Employment Contract Guide — UK Contracts & the Written Statement of Particulars

Employment Contract Guide — UK Contracts & the Written Statement of Particulars

As an employer in the UK you must give every employee and worker a written statement of particulars. In practice that means you need a well-drafted employment contract. But what must it contain, and how do the different working arrangements compare? This guide explains the essentials for England and Wales. It is general information, not legal advice.

What is an employment contract?

An employment contract is a legally binding agreement between employer and employee. It sets out the job, pay, hours, holiday, notice and other terms. A contract can exist even where little is written down — but under the Employment Rights Act 1996 the employer must give a written statement of the main terms on or before the first day of work. A full written contract satisfies that duty in a single document, which is why it is the safest approach.

Employee, worker or contractor?

Employment status drives the rights that apply, and the label in the contract is not decisive — what matters is the reality of the relationship.

  • Employees have the fullest set of rights, including unfair dismissal protection (after the qualifying period), statutory redundancy pay and family leave. Use a full full-time or part-time contract.
  • Workers have a narrower set of rights — the National Minimum Wage, paid holiday and rest breaks — but not unfair dismissal. A casual worker agreement or zero hours contract fits here.
  • Self-employed contractors work under a contract for services, not employment. Use an independent contractor agreement — and consider IR35 if working through a personal service company.

Contract types

Permanent contract

The most common form. The employment continues until either party gives notice. It offers the employee the strongest protection, including unfair dismissal rights once the qualifying period of continuous service is met. Use a full-time or part-time contract.

Fixed-term contract

For a project, a maternity cover or a season. A fixed-term contract ends on the agreed date. Fixed-term employees must not be treated less favourably than comparable permanent staff, and successive fixed terms can become permanent after four years’ continuous service.

Flexible and senior roles

For variable hours use the zero hours contract or an agency worker agreement; for trainees an apprenticeship agreement. Senior hires may need a senior executive contract or, for board directors, a directors’ service agreement.
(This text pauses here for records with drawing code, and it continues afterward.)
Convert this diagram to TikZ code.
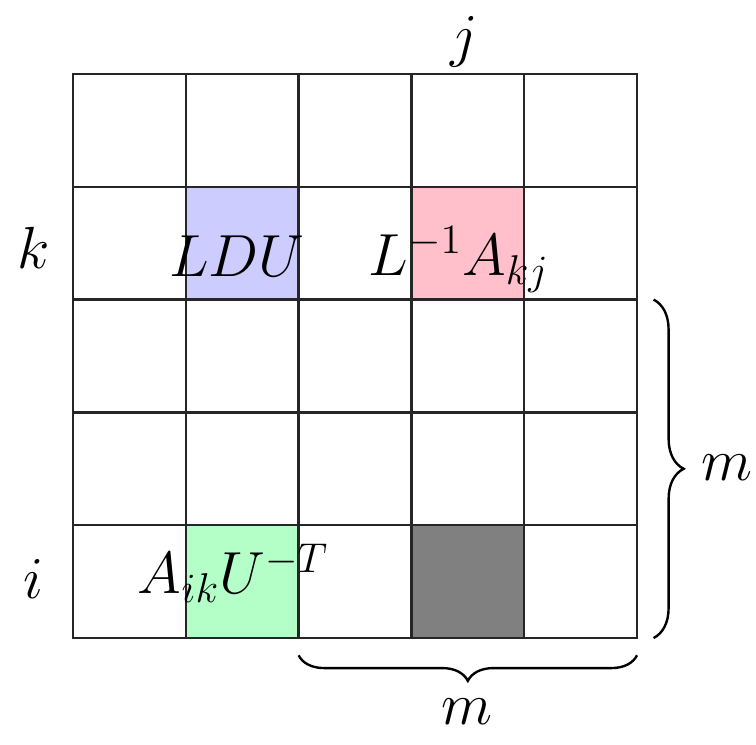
\documentclass[tikz,border=0pt]{standalone}
\usepackage{fix-cm}
\usepackage{amsmath}
\usetikzlibrary{calc, positioning, decorations.pathreplacing}
\definecolor{ldublue}{RGB}{204,204,255}
\definecolor{solvepink}{RGB}{255,192,203}
\definecolor{solvegreen}{RGB}{180,255,200}
\definecolor{updgray}{RGB}{128,128,128}

\begin{document}
\begin{tikzpicture}[font=\fontsize{22.5}{27}\selectfont]
    % Estilos
    \tikzstyle{cell} = [rectangle, draw=black!85, line width=0.9pt, minimum size=1.5cm, inner sep=0pt, outer sep=0pt]
    \tikzstyle{fillcell} = [rectangle, minimum size=1.5cm, inner sep=0pt, outer sep=0pt]
    \tikzstyle{lbl} = [inner sep=0pt, anchor=base]
    \tikzstyle{brace_line} = [draw, line width=0.9pt, decorate, decoration={brace, amplitude=0.4cm}]

    \useasboundingbox (-0.971,-1.410) rectangle (9.082,8.484);

    % Blocos coloridos
    \node [fillcell, fill=ldublue] (ldu) at (2.25,5.25) {};
    \node [fillcell, fill=solvepink] (rowsolve) at (5.25,5.25) {};
    \node [fillcell, fill=solvegreen] (colsolve) at (2.25,0.75) {};
    \node [fillcell, fill=updgray] (update) at (5.25,0.75) {};

    % Grade 5x5
    \foreach \x in {0,...,4}
        \foreach \y in {0,...,4}
            \node [cell] (c\x\y) at ({1.5*\x+0.75},{1.5*\y+0.75}) {};

    % Textos dos blocos
    \node [lbl] (ldutext) at (2.18,4.81) {$LDU$};
    \node [lbl] (rowtext) at (5.13,4.82) {$L^{-1}A_{kj}$};
    \node [lbl] (coltext) at (2.13,0.59) {$A_{ik}U^{-T}$};

    % Indices
    \node [lbl] (jlabel) at (5.2,7.74) {$j$};
    \node [lbl] (klabel) at (-0.53,4.92) {$k$};
    \node [lbl] (ilabel) at (-0.53,0.53) {$i$};

    % Chaves
    \coordinate (rtop) at ($(c42.north east)+(0.22,0)$);
    \coordinate (rbot) at ($(c40.south east)+(0.22,0)$);
    \path [brace_line] (rtop) -- (rbot);
    \node [inner sep=0pt] (mright) at (8.70,2.26) {$m$};

    \coordinate (bright) at ($(c40.south east)+(0,-0.23)$);
    \coordinate (bleft) at ($(c20.south west)+(0,-0.23)$);
    \path [brace_line, decoration={amplitude=0.34cm}] (bright) -- (bleft);
    \node [inner sep=0pt] (mbottom) at (5.24,-0.98) {$m$};
\end{tikzpicture}
\end{document}
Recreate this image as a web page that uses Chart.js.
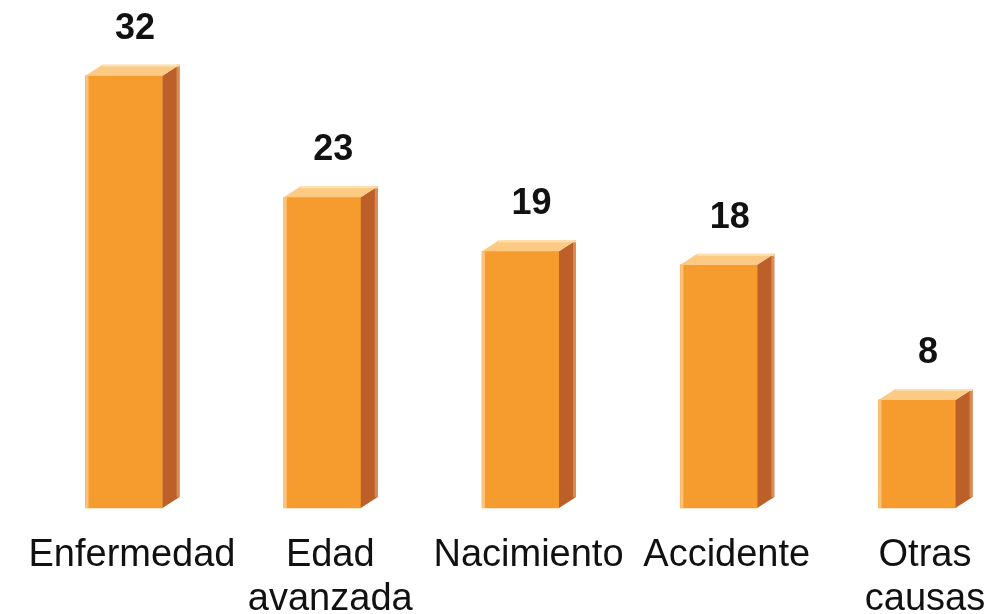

What must the written statement contain?

  • Names of employer and employee and the start date (and the date continuous employment began)
  • Job title or description of the work
  • Pay — amount, how it is calculated and how often it is paid
  • Hours of work, including any variable or compulsory hours
  • Place of work
  • Holiday entitlement — at least 5.6 weeks’ statutory paid leave for full-time staff
  • Sick pay and pensions and any other benefits
  • Notice periods for both sides
  • Probationary period and its conditions
  • Disciplinary and grievance procedures and any training entitlement

Probation, notice and restrictive covenants

Probationary periods are commonly three to six months, with a shorter notice period during probation. By statute the minimum notice an employer must give is one week after one month’s service, rising to one week for each complete year up to twelve weeks; the employee must give at least one week once they have a month’s service. The contract can set longer notice. To end the employment by agreement, a settlement agreement records the agreed terms and waives claims (the employee must take independent advice for it to be valid).

A post-termination non-compete or restrictive covenant is only enforceable so far as it goes no wider than necessary to protect a legitimate business interest. Where confidentiality is the concern, an employee confidentiality agreement is often the better tool.

How do you get to a finished contract?

Choose the right type — full-time, part-time, fixed-term or zero hours. Fill in the details of employer and employee and the agreed terms, and you have a clear written contract that also meets your statutory duty.